The US Defense Advanced Research Projects Agency (DARPA) has awarded Calspan a four-year, USD14.1 million contract to develop full-scale air combat experimentation infrastructure for its Air Combat Evolution (ACE) programme, according to an 8 July company statement.
Calspan’s contract is for Technical Area 4 (TA4), which covers full-scale experimentation infrastructure. Under this contract, Calspan will modify up to four Aero Vodochody L-39 Albatros trainers with Calspan’s proprietary autonomous fly-by-wire flight control system technology. This will allow implementation and demonstration of advanced human machine interfaces (HMI) and artificial intelligence (AI) algorithms.
A L-39 in US Air Force colours in a 2003 photo. Under a contract recently awarded by DARPA for Air Combat Evolution, Calspan will modify up to four L-39s to implement and demonstrate advanced human machine interfaces and artificial intelligence algorithms. (US Air Force)
Flight tests and demonstrations will be conducted from the Calspan Flight Research Facility at the Niagara Falls, New York, international airport and flown in the Misty Military Operating Area over nearby Lake Ontario.
DARPA seeks to automate air-to-air combat as modern warfare evolves to incorporate more human-machine teaming. The agency expects this to enable reaction times at machine speeds and free pilots to concentrate on the larger air battle. ACE aims to increase warfighter trust in autonomous combat technology by using human-machine collaborative dogfighting as its initial challenge scenario.

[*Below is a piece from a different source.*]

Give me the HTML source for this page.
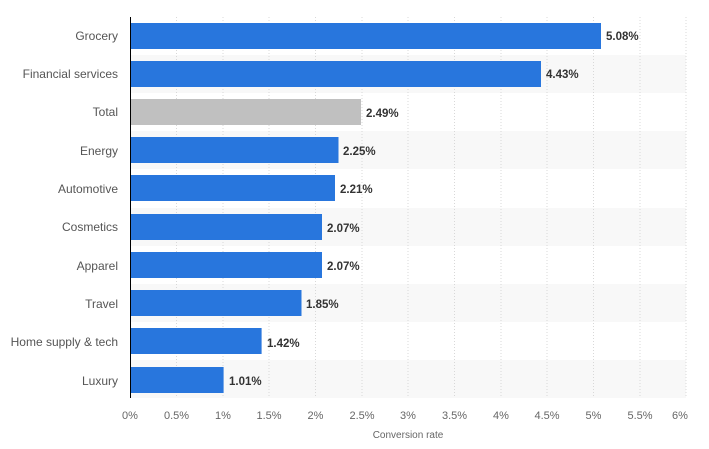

The ACE programme has been segmented into four technical areas that feed into one another and will scale through each phase. This will start with modeling and simulation demonstrations, moving into unmanned aerial vehicles (UAVs), and ending on an operationally-representative, full-scale aircraft. This is according to Soar Technologies (SoarTech), which was awarded one TA2 award-building trust for local behaviours.